§ Request
Omit images. Retype all entries verbatim.

§ Recorded data
◆ ◆ ◆ ◆

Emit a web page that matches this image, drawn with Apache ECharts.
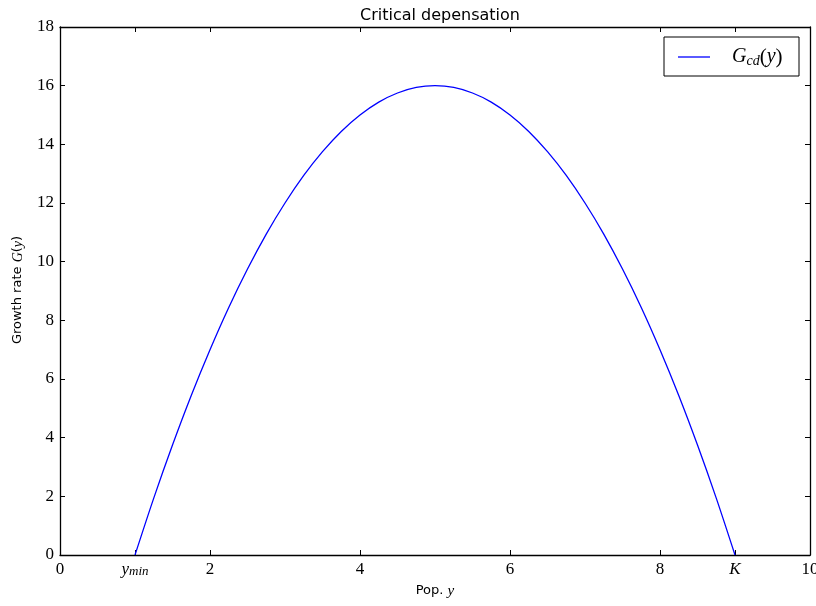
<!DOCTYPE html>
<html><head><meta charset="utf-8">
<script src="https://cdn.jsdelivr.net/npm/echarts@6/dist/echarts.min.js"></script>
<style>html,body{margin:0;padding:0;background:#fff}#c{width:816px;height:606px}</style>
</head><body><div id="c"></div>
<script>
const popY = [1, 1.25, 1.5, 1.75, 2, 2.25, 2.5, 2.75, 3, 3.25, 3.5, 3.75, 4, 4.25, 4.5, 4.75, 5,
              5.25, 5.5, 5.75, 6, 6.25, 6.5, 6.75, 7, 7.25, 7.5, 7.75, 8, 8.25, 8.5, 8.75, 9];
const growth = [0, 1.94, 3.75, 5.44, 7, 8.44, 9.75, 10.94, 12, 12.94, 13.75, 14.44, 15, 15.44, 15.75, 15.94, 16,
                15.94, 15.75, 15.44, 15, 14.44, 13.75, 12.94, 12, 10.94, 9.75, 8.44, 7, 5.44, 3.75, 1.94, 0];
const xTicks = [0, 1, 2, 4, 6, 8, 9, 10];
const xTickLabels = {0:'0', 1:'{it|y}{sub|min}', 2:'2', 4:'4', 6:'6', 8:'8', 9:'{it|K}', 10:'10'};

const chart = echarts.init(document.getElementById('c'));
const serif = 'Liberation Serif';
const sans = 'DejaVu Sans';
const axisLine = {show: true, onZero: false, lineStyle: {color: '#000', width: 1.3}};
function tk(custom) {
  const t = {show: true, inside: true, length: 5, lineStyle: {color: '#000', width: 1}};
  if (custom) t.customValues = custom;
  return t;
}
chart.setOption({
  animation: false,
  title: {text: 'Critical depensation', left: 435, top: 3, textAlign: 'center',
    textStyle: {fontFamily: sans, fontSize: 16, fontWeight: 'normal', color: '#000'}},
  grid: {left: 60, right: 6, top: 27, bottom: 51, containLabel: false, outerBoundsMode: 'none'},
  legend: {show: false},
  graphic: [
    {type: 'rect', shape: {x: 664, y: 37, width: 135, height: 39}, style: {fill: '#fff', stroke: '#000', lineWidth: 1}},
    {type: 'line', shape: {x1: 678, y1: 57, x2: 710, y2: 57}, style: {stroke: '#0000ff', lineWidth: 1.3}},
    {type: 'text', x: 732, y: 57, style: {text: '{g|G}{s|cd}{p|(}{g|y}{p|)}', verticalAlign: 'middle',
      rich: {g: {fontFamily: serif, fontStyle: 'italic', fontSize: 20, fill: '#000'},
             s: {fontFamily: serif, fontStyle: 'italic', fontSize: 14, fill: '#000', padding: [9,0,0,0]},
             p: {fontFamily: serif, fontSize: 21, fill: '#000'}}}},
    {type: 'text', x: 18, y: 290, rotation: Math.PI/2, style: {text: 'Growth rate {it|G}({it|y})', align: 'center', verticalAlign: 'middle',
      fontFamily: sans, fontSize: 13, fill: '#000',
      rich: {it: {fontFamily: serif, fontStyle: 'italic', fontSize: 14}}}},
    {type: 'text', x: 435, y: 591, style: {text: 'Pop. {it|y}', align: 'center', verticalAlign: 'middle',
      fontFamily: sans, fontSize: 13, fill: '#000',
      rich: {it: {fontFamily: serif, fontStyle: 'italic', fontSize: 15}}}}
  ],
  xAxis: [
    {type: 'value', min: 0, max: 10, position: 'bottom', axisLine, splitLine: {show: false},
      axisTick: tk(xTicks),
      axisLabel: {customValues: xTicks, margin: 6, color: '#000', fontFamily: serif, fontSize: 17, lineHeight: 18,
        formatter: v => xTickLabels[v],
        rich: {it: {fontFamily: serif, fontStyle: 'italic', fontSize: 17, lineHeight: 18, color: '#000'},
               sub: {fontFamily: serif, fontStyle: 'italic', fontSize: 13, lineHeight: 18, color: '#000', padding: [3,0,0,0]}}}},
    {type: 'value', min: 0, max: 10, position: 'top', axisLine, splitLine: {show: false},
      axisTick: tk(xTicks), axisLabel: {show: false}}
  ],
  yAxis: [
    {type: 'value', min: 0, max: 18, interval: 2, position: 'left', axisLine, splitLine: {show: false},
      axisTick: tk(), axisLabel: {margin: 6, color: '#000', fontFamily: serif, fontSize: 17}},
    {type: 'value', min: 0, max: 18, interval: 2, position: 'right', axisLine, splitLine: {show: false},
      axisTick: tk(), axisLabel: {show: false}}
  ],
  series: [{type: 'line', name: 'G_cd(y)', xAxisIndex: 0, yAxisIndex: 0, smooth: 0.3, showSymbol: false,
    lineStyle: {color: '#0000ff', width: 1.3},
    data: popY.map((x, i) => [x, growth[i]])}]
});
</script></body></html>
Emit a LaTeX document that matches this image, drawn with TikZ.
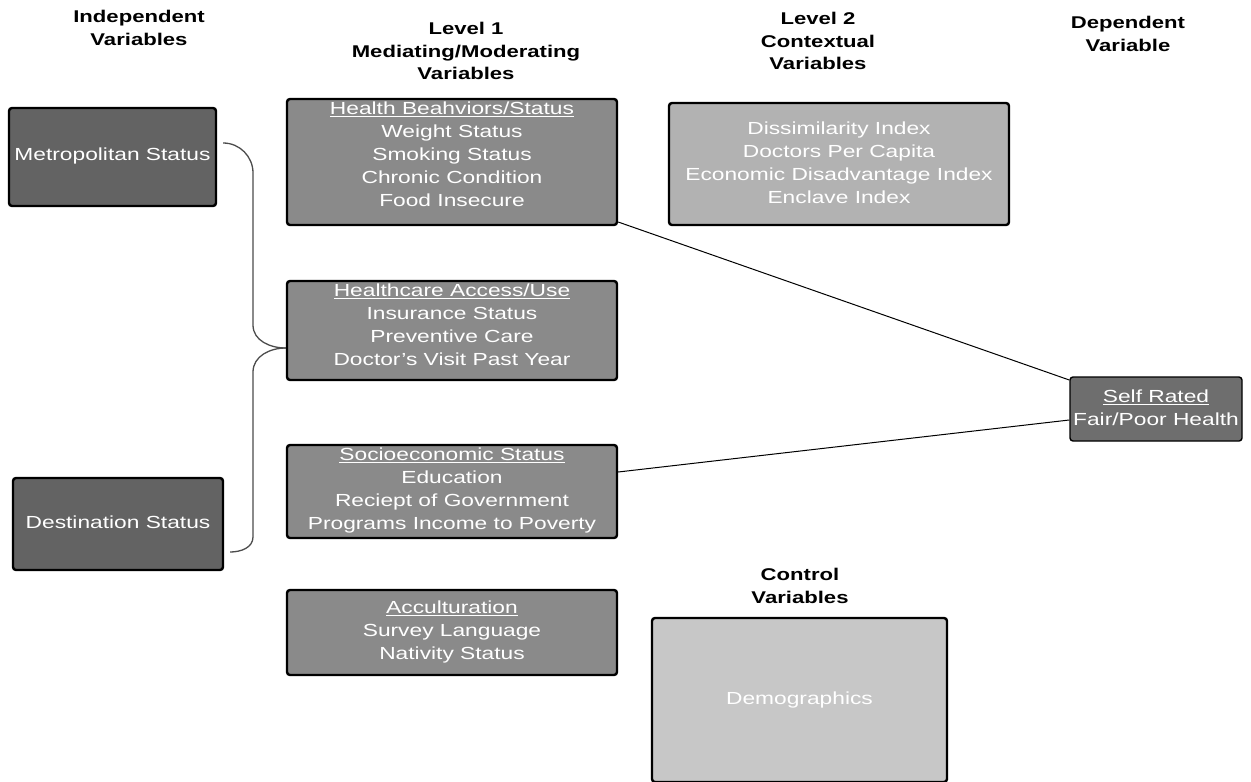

◆ ◆ ◆ ◆

§ Problem solution
Emit a web page that matches this image, drawn with Apache ECharts.
<!DOCTYPE html>
<html><head><meta charset="utf-8">
<script src="https://cdn.jsdelivr.net/npm/echarts@6/dist/echarts.min.js"></script>
<style>html,body{margin:0;padding:0;background:#fff}#c{width:816px;height:606px}</style>
</head><body><div id="c"></div>
<script>
const popY = [1, 1.25, 1.5, 1.75, 2, 2.25, 2.5, 2.75, 3, 3.25, 3.5, 3.75, 4, 4.25, 4.5, 4.75, 5,
              5.25, 5.5, 5.75, 6, 6.25, 6.5, 6.75, 7, 7.25, 7.5, 7.75, 8, 8.25, 8.5, 8.75, 9];
const growth = [0, 1.94, 3.75, 5.44, 7, 8.44, 9.75, 10.94, 12, 12.94, 13.75, 14.44, 15, 15.44, 15.75, 15.94, 16,
                15.94, 15.75, 15.44, 15, 14.44, 13.75, 12.94, 12, 10.94, 9.75, 8.44, 7, 5.44, 3.75, 1.94, 0];
const xTicks = [0, 1, 2, 4, 6, 8, 9, 10];
const xTickLabels = {0:'0', 1:'{it|y}{sub|min}', 2:'2', 4:'4', 6:'6', 8:'8', 9:'{it|K}', 10:'10'};

const chart = echarts.init(document.getElementById('c'));
const serif = 'Liberation Serif';
const sans = 'DejaVu Sans';
const axisLine = {show: true, onZero: false, lineStyle: {color: '#000', width: 1.3}};
function tk(custom) {
  const t = {show: true, inside: true, length: 5, lineStyle: {color: '#000', width: 1}};
  if (custom) t.customValues = custom;
  return t;
}
chart.setOption({
  animation: false,
  title: {text: 'Critical depensation', left: 435, top: 3, textAlign: 'center',
    textStyle: {fontFamily: sans, fontSize: 16, fontWeight: 'normal', color: '#000'}},
  grid: {left: 60, right: 6, top: 27, bottom: 51, containLabel: false, outerBoundsMode: 'none'},
  legend: {show: false},
  graphic: [
    {type: 'rect', shape: {x: 664, y: 37, width: 135, height: 39}, style: {fill: '#fff', stroke: '#000', lineWidth: 1}},
    {type: 'line', shape: {x1: 678, y1: 57, x2: 710, y2: 57}, style: {stroke: '#0000ff', lineWidth: 1.3}},
    {type: 'text', x: 732, y: 57, style: {text: '{g|G}{s|cd}{p|(}{g|y}{p|)}', verticalAlign: 'middle',
      rich: {g: {fontFamily: serif, fontStyle: 'italic', fontSize: 20, fill: '#000'},
             s: {fontFamily: serif, fontStyle: 'italic', fontSize: 14, fill: '#000', padding: [9,0,0,0]},
             p: {fontFamily: serif, fontSize: 21, fill: '#000'}}}},
    {type: 'text', x: 18, y: 290, rotation: Math.PI/2, style: {text: 'Growth rate {it|G}({it|y})', align: 'center', verticalAlign: 'middle',
      fontFamily: sans, fontSize: 13, fill: '#000',
      rich: {it: {fontFamily: serif, fontStyle: 'italic', fontSize: 14}}}},
    {type: 'text', x: 435, y: 591, style: {text: 'Pop. {it|y}', align: 'center', verticalAlign: 'middle',
      fontFamily: sans, fontSize: 13, fill: '#000',
      rich: {it: {fontFamily: serif, fontStyle: 'italic', fontSize: 15}}}}
  ],
  xAxis: [
    {type: 'value', min: 0, max: 10, position: 'bottom', axisLine, splitLine: {show: false},
      axisTick: tk(xTicks),
      axisLabel: {customValues: xTicks, margin: 6, color: '#000', fontFamily: serif, fontSize: 17, lineHeight: 18,
        formatter: v => xTickLabels[v],
        rich: {it: {fontFamily: serif, fontStyle: 'italic', fontSize: 17, lineHeight: 18, color: '#000'},
               sub: {fontFamily: serif, fontStyle: 'italic', fontSize: 13, lineHeight: 18, color: '#000', padding: [3,0,0,0]}}}},
    {type: 'value', min: 0, max: 10, position: 'top', axisLine, splitLine: {show: false},
      axisTick: tk(xTicks), axisLabel: {show: false}}
  ],
  yAxis: [
    {type: 'value', min: 0, max: 18, interval: 2, position: 'left', axisLine, splitLine: {show: false},
      axisTick: tk(), axisLabel: {margin: 6, color: '#000', fontFamily: serif, fontSize: 17}},
    {type: 'value', min: 0, max: 18, interval: 2, position: 'right', axisLine, splitLine: {show: false},
      axisTick: tk(), axisLabel: {show: false}}
  ],
  series: [{type: 'line', name: 'G_cd(y)', xAxisIndex: 0, yAxisIndex: 0, smooth: 0.3, showSymbol: false,
    lineStyle: {color: '#0000ff', width: 1.3},
    data: popY.map((x, i) => [x, growth[i]])}]
});
</script></body></html>
Emit a LaTeX document that matches this image, drawn with TikZ.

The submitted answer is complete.